Jan 20, 2015 | By Alec

Who’ve guessed that a creation tool like 3D printing technology could also be a preservation tool? Well, that’s exactly what the Russian designer Bashkosha and his team are using it for. For while I say ‘Russian’, Bashkosha is actually a member of the Bashkir tribe, one of the many ethnic minorities that populate Russia’s vast land mass. Some, like the Bashkir people, even have an autonomous republic within the Russian Federation, run by its own president and legislative assembly.

While all Russian citizens, these many groups or tribes often have their own history, culture (sometimes even religion) to go with their ethnicity. The Bashkir tribe constitute an Islamic minority (1,5 million people) from the western portion of the Ural Mountains. For centuries, they have carefully preserved their own cultural identity which, amongst other ways, is reflected in their distinctive dress. However, in recent decades that identity is becoming increasingly marginalized by new generations dressing and identifying with western and mainstream Russian styles. And to ensure that their culture won’t be lost in the maelstrom of ethnicity, Bashkosha and his team has turned to 3D printing to preserve it indefinitely.

Fortunately, the Bashkir dress style is particularly suited for this, featuring – as  you can see – of cloth covers and headdresses (the dulbega and kashmau, respectively) covered in lots and lots of decorative metal disks. These are traditionally made from old coins and jewelry accessories, which are hard to come by. But by relying on a Russian-made FDM Picaso 3D printer, Bashkosha has been able to beautifully recreate them in plastic.

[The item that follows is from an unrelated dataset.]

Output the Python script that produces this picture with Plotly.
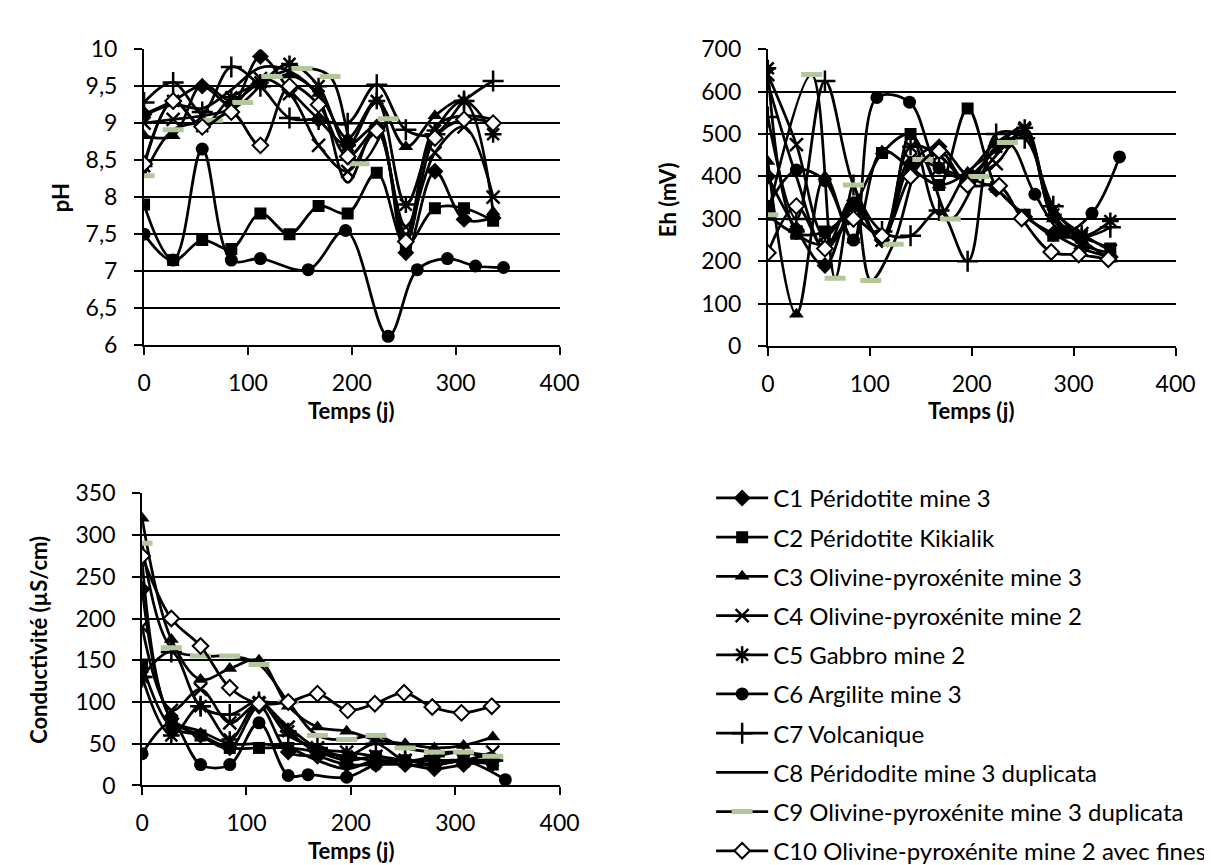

They have even experimented with an ‘action figure’ of a person dressed in traditional Bashkir style, made by scanning someone actually wearing that dress.

Now these 3D printed creations are not just very beautiful, they also serve the distinct purpose of preserving the Bashkir culture and increasing understanding of it. To that end, Bashkosha already took his creations to the 3D Print Expo in Sokolniki, Russia, where they were very well received.

In the future, he and his team also hope to use these creations for a variety of other purposes, such as props in movies featuring the Bashkir or as accessories for museums, cultural events, festivals and shows. They could even be used as cheaper alternatives by the Bashkir people to replace expensive metal ones, or be sold as souvenir to tourists visiting their Republic of Bashkortostan.

We see remarkable and innovative applications of 3D printing technology all the time, but preserving one’s centuries-old culture is a truly inspiring way to use it. It shows that this isn’t just a futuristic toy for engineers, but a creative tool that can be steered in any direction you desire. What artefacts and accessories from your culture could be given new life with a 3D printer?